But in this case, as before, if the lead screw had a square thread and the nut threads completely filled the spaces between the lead screw threads, then the nut could not engage at the 2nd, 3rd, or 4th work revolution, hence the false threads b, c, and d, could not have been cut, even though the feed nut was disengaged and the lathe carriage was traversed back by hand.
Fig. 618.
Now, suppose that two threads on the work measure less than the amount the lead screw advances during the time that the work makes a revolution, and if the lead screw has a V-shaped thread, the case is altered. We have, for example, in [Fig. 618], a pitch of lead screw of 3 to cut 12 and 13 threads respectively.
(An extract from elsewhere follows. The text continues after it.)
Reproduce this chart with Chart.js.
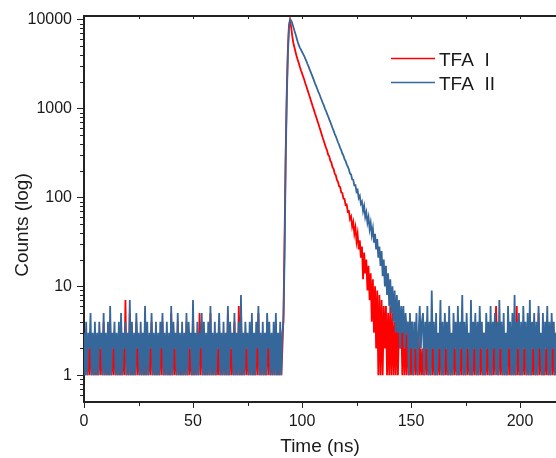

In the case of the 13 threads it will be seen that, supposing there to have been a first cut taken on the work, and the feed nut to be disengaged while the work makes a revolution, then the lead screw will revolve 3⁄13 revolution and the point a on the lead screw will have moved up to point b, and the nut point remaining at n, seating it in the thread, would cause it to engage with the same thread that it did before, and no second thread would be cut. If the nut be then released, the work allowed to make another revolution and the nut again closed, the operation would be the same as before, and no error would be induced, and so on. Suppose, further, that after the nut was disengaged the lathe was permitted to make two revolutions, and the lead screw would make 6⁄13, or less than half a turn, and closing it would still cause it to pass back into the same thread on the lead screw and produce correct work. But if after the nut was released the work made three turns, the lead screw would make 9⁄13 of a turn, and the nut would fall on the right-hand side of the lead screw thread, and in closing would move the lathe carriage to the right, causing the tool to cut a second thread. Now, the same operation that occurred with the first thread would during the next three trials occur with the second thread, and at the next or seventh trial a third thread would be cut, which would be again operated upon during the next succeeding three trials. At the eleventh trial a fourth thread would be cut, but on the next three trials the tool would again fall into the groove first cut and the work proceed correctly. In the case of the 12 threads, the thread cut at the first and second trials would be correct. At the third trial the nut would seat itself in the groove c of the lead screw, causing the carriage to move to the right to a distance equal to twice the pitch of thread being cut, but the tool would still fall into the same groove in the work, as it also would on the fourth. At the fifth trial the process would be repeated, and so on, so that no second thread would be cut.
Fig. 619.
It may now be noted that if we draw the lead screw and the thread to be cut as in the figure, and draw the dotted lines shown, then those that meet the bottom of the thread on the lead screw, and also meet the groove cut on the work, at the first trial, represent the cases in which the nut will fall naturally into its proper position for the tool to fall into the correct groove, while whenever the nut is being forced home it seats in a groove in the lead screw, the bottom of which groove meets a line drawn from the first thread cut; the results obtained will be made correct by reason of the movement given to the slide nut when artificially seating the nut. This is shown to be the case in [Fig. 619], which represents a lead screw having an even number of threads per inch, and from which it appears that in cutting 12 threads (an even number also) the nut cannot be engaged wrong, whereas in the case of 13 threads it can be engaged right three times in 13 trials, and 10 times wrong, the latter causing the tool to cut three wrong threads.
To prevent end motion of a lead screw it should have collars on both sides of one bearing, and not one at each bearing. By this means the screw will be permitted to expand and contract under variations of atmospheric temperature, without binding against the bearing faces.